:: Supplied material ::
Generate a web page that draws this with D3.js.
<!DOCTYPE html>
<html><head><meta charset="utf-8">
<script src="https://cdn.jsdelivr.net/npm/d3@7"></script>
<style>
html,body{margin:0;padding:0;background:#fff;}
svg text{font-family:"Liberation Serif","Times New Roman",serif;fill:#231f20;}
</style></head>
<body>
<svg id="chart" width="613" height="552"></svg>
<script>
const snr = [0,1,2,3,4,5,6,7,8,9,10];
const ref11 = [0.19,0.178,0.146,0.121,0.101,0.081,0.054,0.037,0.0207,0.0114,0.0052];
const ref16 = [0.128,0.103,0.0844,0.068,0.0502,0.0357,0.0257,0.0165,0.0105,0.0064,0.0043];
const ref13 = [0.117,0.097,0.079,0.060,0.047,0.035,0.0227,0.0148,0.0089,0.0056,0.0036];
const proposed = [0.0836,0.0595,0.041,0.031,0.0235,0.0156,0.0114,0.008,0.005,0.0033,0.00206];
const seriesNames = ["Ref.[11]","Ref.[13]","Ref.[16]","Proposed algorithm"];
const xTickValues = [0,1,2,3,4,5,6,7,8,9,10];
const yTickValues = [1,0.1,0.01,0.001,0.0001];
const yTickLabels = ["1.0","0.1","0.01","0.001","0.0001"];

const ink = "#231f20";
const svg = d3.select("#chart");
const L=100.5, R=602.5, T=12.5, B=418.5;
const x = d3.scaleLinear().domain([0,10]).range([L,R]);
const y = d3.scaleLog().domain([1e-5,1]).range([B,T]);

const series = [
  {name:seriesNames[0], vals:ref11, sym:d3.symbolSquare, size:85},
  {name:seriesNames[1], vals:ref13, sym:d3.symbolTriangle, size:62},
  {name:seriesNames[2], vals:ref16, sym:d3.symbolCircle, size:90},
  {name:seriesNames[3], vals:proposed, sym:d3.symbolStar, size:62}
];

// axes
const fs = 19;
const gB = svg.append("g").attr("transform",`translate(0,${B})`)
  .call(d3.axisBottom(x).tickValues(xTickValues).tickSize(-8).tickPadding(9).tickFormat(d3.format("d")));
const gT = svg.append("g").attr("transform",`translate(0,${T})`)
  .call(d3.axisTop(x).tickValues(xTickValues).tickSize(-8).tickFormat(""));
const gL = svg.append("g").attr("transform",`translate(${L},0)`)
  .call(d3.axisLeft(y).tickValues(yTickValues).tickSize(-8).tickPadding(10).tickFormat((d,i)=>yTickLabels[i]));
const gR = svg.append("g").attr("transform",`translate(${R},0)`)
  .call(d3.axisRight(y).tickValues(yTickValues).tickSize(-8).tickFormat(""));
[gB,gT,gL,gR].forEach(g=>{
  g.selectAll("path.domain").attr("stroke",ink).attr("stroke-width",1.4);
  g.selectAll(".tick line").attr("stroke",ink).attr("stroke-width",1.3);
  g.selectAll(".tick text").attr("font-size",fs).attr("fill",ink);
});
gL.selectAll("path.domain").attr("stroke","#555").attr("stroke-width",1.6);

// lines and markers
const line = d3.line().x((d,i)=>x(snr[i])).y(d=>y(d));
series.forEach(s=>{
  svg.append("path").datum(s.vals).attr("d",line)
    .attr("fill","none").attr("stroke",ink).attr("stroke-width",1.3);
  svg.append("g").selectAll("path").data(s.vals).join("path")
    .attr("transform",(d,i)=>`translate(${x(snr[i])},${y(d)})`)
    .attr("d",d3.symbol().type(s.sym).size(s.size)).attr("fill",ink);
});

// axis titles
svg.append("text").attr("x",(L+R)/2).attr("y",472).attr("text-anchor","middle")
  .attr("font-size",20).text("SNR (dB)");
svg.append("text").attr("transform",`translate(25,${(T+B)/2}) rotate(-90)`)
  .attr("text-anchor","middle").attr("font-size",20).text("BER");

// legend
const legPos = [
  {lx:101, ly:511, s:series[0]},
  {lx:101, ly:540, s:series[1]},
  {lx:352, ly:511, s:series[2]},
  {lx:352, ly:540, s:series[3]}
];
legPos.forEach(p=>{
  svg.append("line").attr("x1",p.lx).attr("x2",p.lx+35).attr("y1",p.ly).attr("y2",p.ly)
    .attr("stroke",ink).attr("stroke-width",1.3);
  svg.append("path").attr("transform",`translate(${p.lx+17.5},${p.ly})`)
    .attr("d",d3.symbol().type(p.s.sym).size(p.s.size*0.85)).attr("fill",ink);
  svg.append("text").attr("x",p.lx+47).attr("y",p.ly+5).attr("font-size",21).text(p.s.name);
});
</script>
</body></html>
:::
**Directions for this task:**
Each line of the material should be duplicated exactly, please.

**Result for this exercise:**
Generate a web page that draws this with D3.js.
<!DOCTYPE html>
<html><head><meta charset="utf-8">
<script src="https://cdn.jsdelivr.net/npm/d3@7"></script>
<style>
html,body{margin:0;padding:0;background:#fff;}
svg text{font-family:"Liberation Serif","Times New Roman",serif;fill:#231f20;}
</style></head>
<body>
<svg id="chart" width="613" height="552"></svg>
<script>
const snr = [0,1,2,3,4,5,6,7,8,9,10];
const ref11 = [0.19,0.178,0.146,0.121,0.101,0.081,0.054,0.037,0.0207,0.0114,0.0052];
const ref16 = [0.128,0.103,0.0844,0.068,0.0502,0.0357,0.0257,0.0165,0.0105,0.0064,0.0043];
const ref13 = [0.117,0.097,0.079,0.060,0.047,0.035,0.0227,0.0148,0.0089,0.0056,0.0036];
const proposed = [0.0836,0.0595,0.041,0.031,0.0235,0.0156,0.0114,0.008,0.005,0.0033,0.00206];
const seriesNames = ["Ref.[11]","Ref.[13]","Ref.[16]","Proposed algorithm"];
const xTickValues = [0,1,2,3,4,5,6,7,8,9,10];
const yTickValues = [1,0.1,0.01,0.001,0.0001];
const yTickLabels = ["1.0","0.1","0.01","0.001","0.0001"];

const ink = "#231f20";
const svg = d3.select("#chart");
const L=100.5, R=602.5, T=12.5, B=418.5;
const x = d3.scaleLinear().domain([0,10]).range([L,R]);
const y = d3.scaleLog().domain([1e-5,1]).range([B,T]);

const series = [
  {name:seriesNames[0], vals:ref11, sym:d3.symbolSquare, size:85},
  {name:seriesNames[1], vals:ref13, sym:d3.symbolTriangle, size:62},
  {name:seriesNames[2], vals:ref16, sym:d3.symbolCircle, size:90},
  {name:seriesNames[3], vals:proposed, sym:d3.symbolStar, size:62}
];

// axes
const fs = 19;
const gB = svg.append("g").attr("transform",`translate(0,${B})`)
  .call(d3.axisBottom(x).tickValues(xTickValues).tickSize(-8).tickPadding(9).tickFormat(d3.format("d")));
const gT = svg.append("g").attr("transform",`translate(0,${T})`)
  .call(d3.axisTop(x).tickValues(xTickValues).tickSize(-8).tickFormat(""));
const gL = svg.append("g").attr("transform",`translate(${L},0)`)
  .call(d3.axisLeft(y).tickValues(yTickValues).tickSize(-8).tickPadding(10).tickFormat((d,i)=>yTickLabels[i]));
const gR = svg.append("g").attr("transform",`translate(${R},0)`)
  .call(d3.axisRight(y).tickValues(yTickValues).tickSize(-8).tickFormat(""));
[gB,gT,gL,gR].forEach(g=>{
  g.selectAll("path.domain").attr("stroke",ink).attr("stroke-width",1.4);
  g.selectAll(".tick line").attr("stroke",ink).attr("stroke-width",1.3);
  g.selectAll(".tick text").attr("font-size",fs).attr("fill",ink);
});
gL.selectAll("path.domain").attr("stroke","#555").attr("stroke-width",1.6);

// lines and markers
const line = d3.line().x((d,i)=>x(snr[i])).y(d=>y(d));
series.forEach(s=>{
  svg.append("path").datum(s.vals).attr("d",line)
    .attr("fill","none").attr("stroke",ink).attr("stroke-width",1.3);
  svg.append("g").selectAll("path").data(s.vals).join("path")
    .attr("transform",(d,i)=>`translate(${x(snr[i])},${y(d)})`)
    .attr("d",d3.symbol().type(s.sym).size(s.size)).attr("fill",ink);
});

// axis titles
svg.append("text").attr("x",(L+R)/2).attr("y",472).attr("text-anchor","middle")
  .attr("font-size",20).text("SNR (dB)");
svg.append("text").attr("transform",`translate(25,${(T+B)/2}) rotate(-90)`)
  .attr("text-anchor","middle").attr("font-size",20).text("BER");

// legend
const legPos = [
  {lx:101, ly:511, s:series[0]},
  {lx:101, ly:540, s:series[1]},
  {lx:352, ly:511, s:series[2]},
  {lx:352, ly:540, s:series[3]}
];
legPos.forEach(p=>{
  svg.append("line").attr("x1",p.lx).attr("x2",p.lx+35).attr("y1",p.ly).attr("y2",p.ly)
    .attr("stroke",ink).attr("stroke-width",1.3);
  svg.append("path").attr("transform",`translate(${p.lx+17.5},${p.ly})`)
    .attr("d",d3.symbol().type(p.s.sym).size(p.s.size*0.85)).attr("fill",ink);
  svg.append("text").attr("x",p.lx+47).attr("y",p.ly+5).attr("font-size",21).text(p.s.name);
});
</script>
</body></html>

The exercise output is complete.